12. The Lord of the Rings, by J.R.R. Tolkien
I’m contractually obligated to love LOTR, but the hype really is all that.
13. Northanger Abbey, by Jane Austen
Austen takes on gothic romance – the results are delicious.
14. The Dying Earth, by Jack Vance
See above, except that in this case it was a direct inspiration for The Book of the New Sun.
15. Le Morte D’Arthur, by Sir Thomas Malory
Repetitive and crudely written, but nonetheless a whole world to explore.
16. Dune, by Frank Herbert
I’m still surprised that Hollywood hasn’t made a second attempt at adapting this thing, yet.
17. The Pickwick Papers, by Charles Dickens
I agree with Chesterton’s sentiment that Pickwick is the Platonic form of Dickens, containing within it all the aspects of his aesthetic that he would later develop.

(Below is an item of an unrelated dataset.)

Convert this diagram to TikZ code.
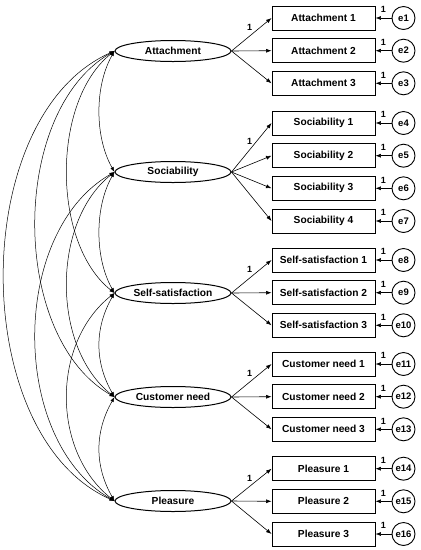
\documentclass[tikz,border=0pt]{standalone}
\usepackage{fontspec}
\setmainfont{Liberation Sans}
\usetikzlibrary{arrows.meta,shapes.geometric}
\begin{document}
\begin{tikzpicture}[x=1pt,y=-1pt,
  lat/.style={draw, ellipse, minimum width=116pt, minimum height=21pt, inner sep=0pt, line width=1pt, font=\fontsize{10.2}{12}\selectfont\bfseries},
  obs/.style={draw, rectangle, minimum width=103pt, minimum height=24pt, inner sep=0pt, line width=0.9pt, font=\fontsize{10.2}{12}\selectfont\bfseries},
  err/.style={draw, circle, minimum size=23pt, inner sep=0pt, line width=0.9pt, font=\fontsize{9.5}{11}\selectfont\bfseries},
  load/.style={-{Latex[length=5.5pt,width=4pt]}, line width=0.6pt},
  cov/.style={{Latex[length=5pt,width=3.6pt]}-{Latex[length=5pt,width=3.6pt]}, line width=0.5pt},
  one/.style={font=\fontsize{9}{10}\selectfont\bfseries, inner sep=0pt}]
\useasboundingbox (0,0) rectangle (421,550);
% latent variables
\node[lat] (L1) at (173,51) {Attachment};
\node[lat] (L2) at (173,172) {Sociability};
\node[lat] (L3) at (173,293) {Self-satisfaction};
\node[lat] (L4) at (173,397) {Customer need};
\node[lat] (L5) at (173,501) {Pleasure};
% observed variables and errors
\foreach \n/\t/\y in {1/Attachment 1/18, 2/Attachment 2/50.7, 3/Attachment 3/83.3,
  4/Sociability 1/123, 5/Sociability 2/155.7, 6/Sociability 3/188.3, 7/Sociability 4/221,
  8/Self-satisfaction 1/260, 9/Self-satisfaction 2/292.7, 10/Self-satisfaction 3/325.3,
  11/Customer need 1/364, 12/Customer need 2/396.7, 13/Customer need 3/429.3,
  14/Pleasure 1/468.7, 15/Pleasure 2/501.3, 16/Pleasure 3/534}{
  \node[obs] (b\n) at (323.5,\y) {\t};
  \node[err] (e\n) at (403.5,\y) {e\n};
  \draw[load] (e\n.west) -- node[one, midway, above=5pt] {1} (b\n.east);
}
% loadings
\draw[load] (L1.east) -- node[one, pos=0.45, above=5pt] {1} (b1.west);
\foreach \k in {2,3} \draw[load] (L1.east) -- (b\k.west);
\draw[load] (L2.east) -- node[one, pos=0.45, above=5pt] {1} (b4.west);
\foreach \k in {5,6,7} \draw[load] (L2.east) -- (b\k.west);
\draw[load] (L3.east) -- node[one, pos=0.45, above=5pt] {1} (b8.west);
\foreach \k in {9,10} \draw[load] (L3.east) -- (b\k.west);
\draw[load] (L4.east) -- node[one, pos=0.45, above=5pt] {1} (b11.west);
\foreach \k in {12,13} \draw[load] (L4.east) -- (b\k.west);
\draw[load] (L5.east) -- node[one, pos=0.45, above=5pt] {1} (b14.west);
\foreach \k in {15,16} \draw[load] (L5.east) -- (b\k.west);
% covariances
\foreach \i/\j/\d/\h in {L1/L2/20/35, L2/L3/20/35, L3/L4/20/35, L4/L5/20/35,
  L1/L3/63/50, L2/L4/63/50, L3/L5/63/50, L1/L4/105/60, L2/L5/105/60, L1/L5/147/65}
  \draw[cov] (\i.west) .. controls +(-\d,\h) and +(-\d,-\h) .. (\j.west);
\end{tikzpicture}
\end{document}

It’s also really funny.
18. The Complete Father Brown, by G.K. Chesterton
I’m cheating a bit again, inasmuch as Chesterton never actually edited a complete edition of his Father Brown stories. But actually picking one collection out of the bunch feels pretty futile. These where the stories that got me into detective fiction.
19. The Anubis Gates, by Tim Powers
It’s a novel about time travel, English romantic poets and an evil sorcerer’s plan to overthrow the British government. What’s not to like?
20. A Voyage to Arcturus, by David Lindsay
A very bizarre theological allegory masquerading as sci-fi. So of course I’m fascinated by it.